A church in Scotland opened its doors and welcomed hundreds of Muslims for Friday prayers, reported the BBC.
Worshippers from the neighboring Syed Shah Mustafa Jame Masjid mosque share St. John’s Episcopal Church in Aberdeen with Christians up to five times a day.
The church’s rector opened his doors to Muslims because many were forced to pray outside on the streets due to lack of space in the mosque.
“It was a very cold day, like today, and when I walked past the mosque I saw dozens of male worshippers praying outside, on the streets, right near the church,” Reverend Isaac Poobalan, who grew up in India surrounded by Islam, told the BBC. “Their hands and feet were bare and you could see their breath in the freezing cold.”
“Jesus taught his disciples to love your neighbor as yourself and this is something I cannot just preach to my congregation, I had to put it into practice.”
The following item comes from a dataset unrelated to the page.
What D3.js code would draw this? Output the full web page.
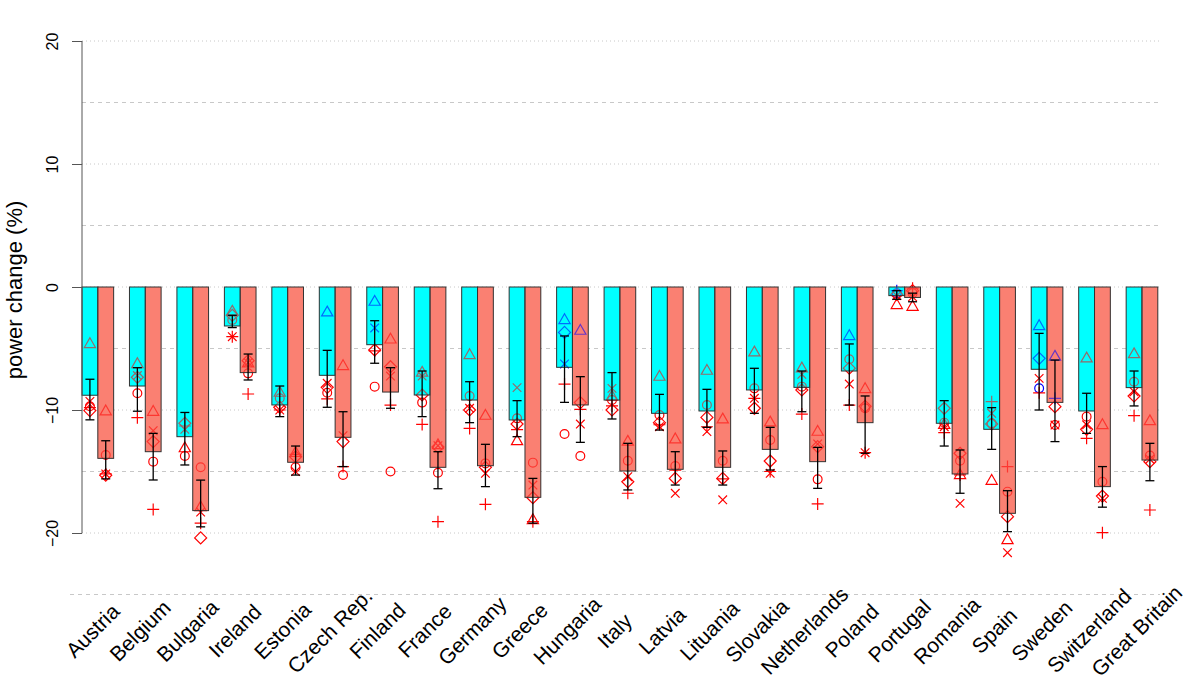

The report said that Reverend Poobalan asked his congregation for permission before allowing Muslims to pray in the church, adding that Muslims were at first reluctant to accept the invite.
“We are so grateful to the church for giving us a space for our prayers,” Worshipper Mozhid Sufiyan told the BBC. “It was very difficult, especially for the elderly, to pray outside on the floor.”
“Father Poobalan has been very kind to us all by inviting us into his church.”
The Episcopal Bishop of Aberdeen and Orkney, Dr. Robert Gillies, said the arrangement at the church should serve as a lesson for the rest of the world.
“What we are doing here, is something local that has global significance,” he said, adding: “We have demonstrated that Christians and Muslims do not have to agree with one another. But they can learn to respect each other's different beliefs and actually come to get along and even like one another.”